Incluso Maquiavelo fue incapaz de mantener una expresión neutral. Miró a Dee y descubrió que el Mago también tenía los ojos como platos. Ambos hombres habían trabajado bajo las órdenes de los Oscuros Inmemoriales durante siglos y sabían de buena tinta que su intención era regresar al mundo que una vez ellos mismos gobernaron. Aun así, les sorprendía darse cuenta de que, después de años de espera y planes, tal acontecimiento estaba a punto de ocurrir en tan sólo tres semanas.
El doctor John Dee se acercó aún más al teléfono.
—Maestros, y hablo también en nombre de Maquiavelo cuando os digo estas palabras, nos alegra que el Tiempo del Retorno esté a punto de llegar y con él, todos vosotros. —Tragó saliva y cogió aire—. Pero permitidme que os advierta de algo: el mundo al que estáis a punto de regresar no es el mismo que abandonasteis. Los humanos tienen tecnología, comunicaciones, armas… resistirán —añadió con tono vacilante.
—Tienes razón, Doctor —dijo el maestro de Maquiavelo—, así que les entregaremos algo para distraerles, algo para que utilicen sus recursos y consuman su atención. Nicolas —continuó la voz—, cuando hayas recuperado Alcatraz, despierta a todos los monstruos que dormitan en las celdas y ponlos en libertad sobre la ciudad de San Francisco. La destrucción y el terror serán indescriptibles. Y cuando la ciudad haya quedado reducida a ruinas humeantes, permite que todas las criaturas merodeen como deseen. Saquearán todo el continente americano. La raza humana siempre ha temido a la oscuridad: les recordaremos por qué. Hay hordas de criaturas semejantes escondidas en cada continente; se liberarán en el mismo momento. El mundo se disolverá rápidamente en locura y caos. Ejércitos enteros serán exterminados, de forma que nadie podrá enfrentarse a nosotros cuando regresemos. ¿Y cuál será nuestra primera acción? Destruir a todos los monstruos para que la raza humana nos dé la bienvenida como sus salvadores.

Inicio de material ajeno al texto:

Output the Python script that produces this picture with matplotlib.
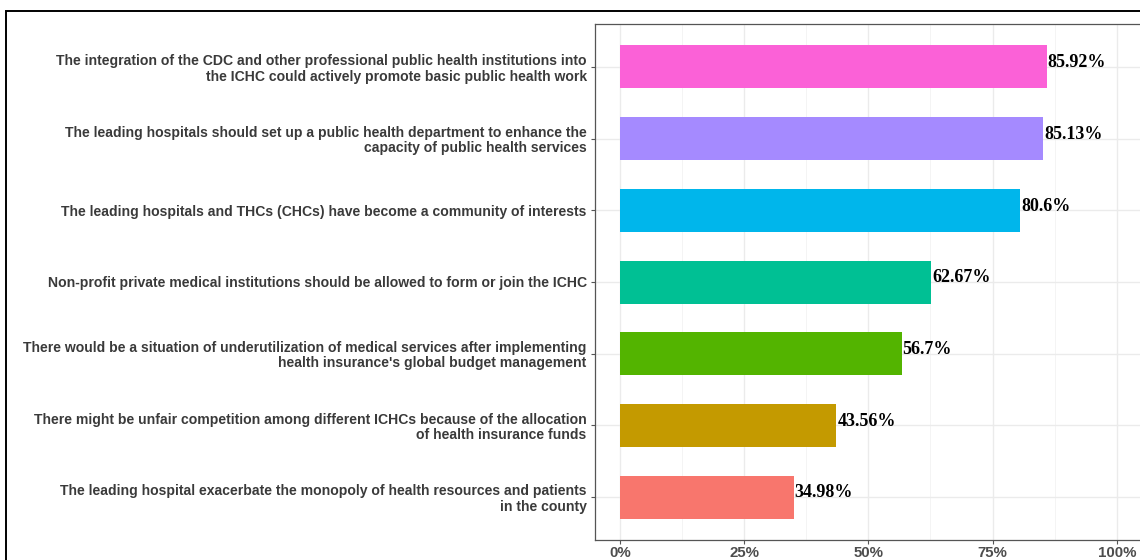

—¿Y estas bestias están en las celdas de Alcatraz? —preguntó Maquiavelo consternado—. ¿Cómo debo despertarlas?
—Recibirás órdenes cuando llegues a las Américas. Pero primero tienes que derrotar a Perenelle Flamel.
—¿Cómo sabemos que sigue allí? Si ha logrado escapar de su celda, quizás haya huido de la isla.
El italiano era consciente de que, de repente, el corazón le latía más rápido; hacía trescientos años que había jurado venganza a la Hechicera. ¿Tendría ahora la oportunidad de ajustar cuentas con ella?
—Ella sigue en la isla. Ha liberado a Areop-Enap, la Vieja Araña. Es una adversaria peligrosa, pero no invencible. Hemos tomado precauciones para neutralizarla y, de paso, asegurarnos de que Perenelle no abandone la isla hasta que tú llegues. Y Nicolas —dijo el Inmemorial con voz severa—, no repitas el error de Dee. —El Mago se irguió—. No intentes capturar o encarcelar a Perenelle. No intentes hablar con ella, negociar con ella o razonar con ella. Mátala en cuanto la veas. La Hechicera es infinitamente más peligrosa que el Alquimista.